Given data:
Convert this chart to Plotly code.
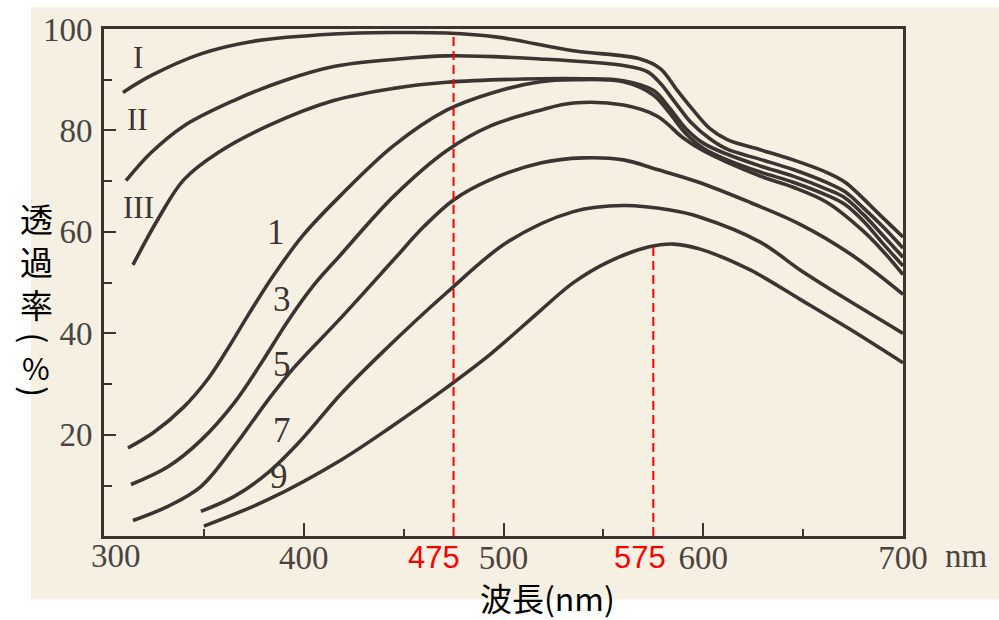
import numpy as np
import plotly.graph_objects as go

# Transmittance (%) against wavelength (nm) for each curve
wl_I = [309.5, 323.5, 348.5, 373.5, 415, 445, 471.5, 497, 535, 568.5, 578.5, 587, 595, 603.5, 612, 628.5, 645, 662, 671, 679, 687, 700]
tr_I = [87.5, 90.8, 95.1, 97.5, 99.0, 99.3, 99.2, 98.4, 95.7, 94.1, 92.2, 87.9, 84.0, 80.3, 78.2, 76.2, 74.2, 71.7, 69.8, 67.0, 63.9, 59.0]

wl_II = [311, 323.5, 340, 365, 390, 415, 445, 471.5, 518.5, 560, 572, 578.5, 586, 594, 603.5, 612, 628.5, 645, 662, 671, 680, 690, 700]
tr_II = [70.1, 75.6, 80.9, 85.9, 89.8, 92.6, 94.0, 94.7, 94.1, 92.8, 91.6, 89.3, 85.5, 81.5, 78.3, 76.3, 74.3, 72.3, 69.7, 67.9, 64.8, 61.0, 56.8]

wl_III = [314.5, 327, 340, 357, 382, 415, 445, 471.5, 518.5, 540, 560, 575, 583, 591, 600, 612, 628.5, 645, 662, 671, 680, 690, 700]
tr_III = [53.5, 62.5, 70.3, 75.6, 80.9, 85.9, 88.3, 89.5, 90.2, 90.2, 89.8, 87.9, 84.5, 80.5, 77.5, 75.3, 73.0, 71.0, 68.4, 66.7, 63.5, 59.3, 55.0]

wl_1 = [312, 325, 340, 352, 362, 372, 385, 400, 418.5, 445, 471.5, 495, 518.5, 535, 560, 575, 583, 591, 600, 612, 628.5, 645, 662, 671, 680, 690, 700]
tr_1 = [17.4, 20.5, 25.5, 31.0, 37.0, 43.5, 51.5, 59.5, 67.2, 77.0, 84.0, 87.5, 89.6, 90.0, 89.6, 87.0, 83.5, 79.5, 76.5, 74.2, 71.8, 69.8, 67.2, 65.4, 62.2, 57.7, 53.3]

wl_3 = [313.5, 332, 348.5, 365, 378.5, 392, 405, 418.5, 445, 471.5, 493.5, 518.5, 535, 560, 577, 590, 600, 628.5, 645, 662, 680, 690, 700]
tr_3 = [10.2, 13.7, 18.9, 26.2, 34.0, 42.4, 49.5, 55.5, 67.0, 76.0, 80.9, 84.0, 85.4, 85.0, 82.8, 78.5, 76.0, 71.0, 68.8, 65.8, 60.2, 56.2, 51.6]

wl_5 = [314.5, 332, 348.5, 365, 382, 395, 418.5, 445, 460, 475, 493.5, 518.5, 540, 560, 577, 598.5, 623.5, 648.5, 673.5, 700]
tr_5 = [3.1, 5.9, 9.8, 17.6, 26.8, 33.2, 43.0, 54.5, 61.0, 66.3, 70.3, 73.6, 74.6, 74.2, 72.3, 69.7, 65.8, 61.5, 55.7, 47.7]

wl_7 = [348.5, 365, 382, 398.5, 418.5, 440, 471.5, 502, 535, 560, 583.5, 598.5, 628.5, 648.5, 668.5, 700]
tr_7 = [4.9, 7.8, 12.5, 18.9, 28.0, 36.5, 48.0, 58.0, 64.0, 65.2, 64.3, 62.9, 58.0, 52.5, 47.5, 40.0]

wl_9 = [350, 382, 418.5, 443.5, 471.5, 493.5, 518.5, 535, 552, 572.5, 585, 598.5, 623.5, 648.5, 673.5, 700]
tr_9 = [2.0, 7.2, 15.0, 21.5, 29.3, 35.9, 44.5, 50.0, 54.0, 57.0, 57.6, 56.6, 52.5, 46.7, 40.8, 34.2]

curve_names = ["I", "II", "III", "1", "3", "5", "7", "9"]
curve_wl = [wl_I, wl_II, wl_III, wl_1, wl_3, wl_5, wl_7, wl_9]
curve_tr = [tr_I, tr_II, tr_III, tr_1, tr_3, tr_5, tr_7, tr_9]

# curve label positions (nm, %)
label_x = [317.0, 317.0, 317.5, 386.1, 389.1, 389.1, 389.1, 387.6]
label_y = [94.4, 82.1, 64.9, 59.9, 46.6, 33.9, 20.8, 11.8]

# axis ticks
x_ticks = [400, 500, 600, 700]
y_ticks = [20, 40, 60, 80, 100]

# highlighted wavelengths and the curve each dashed line rises to
marked_nm = [475, 575]
marked_curve = ["I", "9"]
marked_shift = [-20, -13]

INK = "#3b3430"
TEXT = "#4a4441"
PAPER = "#f5f0e2"
RED = "#ff0000"

# plot area in pixels
L, R, T, B = 104, 903, 25, 536
W, H = 999, 620


def px_x(p):
    return (p - L) / (R - L)


def px_y(p):
    return (B - p) / (B - T)


fig = go.Figure()
for name, wl, tr in zip(curve_names, curve_wl, curve_tr):
    fig.add_trace(go.Scatter(
        x=wl, y=tr, mode="lines", name=name,
        line=dict(color=INK, width=3.6, shape="spline", smoothing=1.0),
        hoverinfo="skip", showlegend=False,
    ))

annotations = []
for name, lx, ly in zip(curve_names, label_x, label_y):
    roman = name in ("I", "II", "III")
    annotations.append(dict(
        x=lx, y=ly, xref="x", yref="y", text=name, showarrow=False,
        font=dict(family="Liberation Serif", size=31 if roman else 35, color=INK),
    ))

# red dashed markers and their labels
for nm, cname, sh in zip(marked_nm, marked_curve, marked_shift):
    i = curve_names.index(cname)
    top = float(np.interp(nm, curve_wl[i], curve_tr[i]))
    fig.add_shape(type="line", xref="x", yref="y", x0=nm, x1=nm, y0=0.05, y1=top,
                  line=dict(color=RED, width=2, dash="9px,5px"), layer="above")
    annotations.append(dict(
        x=nm, y=0, xref="x", yref="paper", yanchor="top", text=str(nm),
        showarrow=False, xshift=sh, yshift=-2,
        font=dict(family="Liberation Sans", size=31, color=RED),
    ))

# left-most x tick label and the unit after 700
annotations.append(dict(x=300, y=0, xref="x", yref="paper", yanchor="top", text="300",
                        showarrow=False, xshift=12, yshift=0,
                        font=dict(family="Liberation Serif", size=33, color=TEXT)))
annotations.append(dict(x=700, y=0, xref="x", yref="paper", yanchor="top", xanchor="left",
                        text="nm", showarrow=False, xshift=40, yshift=0,
                        font=dict(family="Liberation Serif", size=33, color=TEXT)))

# vertical y-axis title: the kanji stacked, then the bracketed unit
annotations.append(dict(
    x=px_x(36), y=px_y(259), xref="paper", yref="paper",
    xanchor="center", yanchor="middle", text="透<br>過<br>率", showarrow=False,
    font=dict(family="Noto Sans CJK JP", size=33, color="#000000"),
))
unit_chars = ["(", "%", ")"]
unit_rows = [336, 366, 390]
unit_sizes = [32, 30, 32]
unit_angle = [90, 0, 90]
for ch, row, sz, ang in zip(unit_chars, unit_rows, unit_sizes, unit_angle):
    annotations.append(dict(
        x=px_x(36), y=px_y(row), xref="paper", yref="paper",
        xanchor="center", yanchor="middle", text=ch, showarrow=False,
        textangle=ang,
        font=dict(family="Noto Sans CJK JP", size=sz, color="#000000"),
    ))

annotations.append(dict(
    x=px_x(547), y=px_y(597), xref="paper", yref="paper",
    xanchor="center", yanchor="middle",
    text="波長(nm)", showarrow=False,
    font=dict(family="Noto Sans CJK JP", size=32, color="#000000"),
))

# scanned page tone behind the chart
fig.add_shape(type="rect", xref="paper", yref="paper",
              x0=px_x(31), x1=px_x(W + 5), y0=px_y(600), y1=px_y(3),
              fillcolor=PAPER, line=dict(width=0), layer="below")

fig.update_layout(
    width=W, height=H,
    margin=dict(l=L, r=W - R, t=T, b=H - B),
    paper_bgcolor="#ffffff", plot_bgcolor=PAPER,
    annotations=annotations,
    showlegend=False,
)
fig.update_xaxes(
    range=[300, 700], showgrid=False, zeroline=False,
    showline=True, mirror=True, linecolor=INK, linewidth=2.6,
    ticks="inside", ticklen=13, tickwidth=2, tickcolor=INK,
    tickvals=x_ticks, ticktext=[str(v) for v in x_ticks],
    tickfont=dict(family="Liberation Serif", size=33, color=TEXT),
    ticklabelstandoff=-9,
    minor=dict(dtick=50, tick0=300, ticks="inside", ticklen=7, tickwidth=2, tickcolor=INK),
)
fig.update_yaxes(
    range=[0.05, 100], showgrid=False, zeroline=False,
    showline=True, mirror=True, linecolor=INK, linewidth=3,
    ticks="inside", ticklen=12, tickwidth=2, tickcolor=INK,
    tickvals=y_ticks, ticktext=[str(v) for v in y_ticks],
    tickfont=dict(family="Liberation Serif", size=33, color=TEXT),
    ticklabelstandoff=2,
    minor=dict(dtick=10, tick0=0, ticks="inside", ticklen=8, tickwidth=2, tickcolor=INK),
)

fig.write_html("out.html")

Challenge: Exactly restate the lines from the beginning of the data through the line with "67.0, 63.9, 59.0]", and no others, keeping pictures out.

Solution below:
Convert this chart to Plotly code.
import numpy as np
import plotly.graph_objects as go

# Transmittance (%) against wavelength (nm) for each curve
wl_I = [309.5, 323.5, 348.5, 373.5, 415, 445, 471.5, 497, 535, 568.5, 578.5, 587, 595, 603.5, 612, 628.5, 645, 662, 671, 679, 687, 700]
tr_I = [87.5, 90.8, 95.1, 97.5, 99.0, 99.3, 99.2, 98.4, 95.7, 94.1, 92.2, 87.9, 84.0, 80.3, 78.2, 76.2, 74.2, 71.7, 69.8, 67.0, 63.9, 59.0]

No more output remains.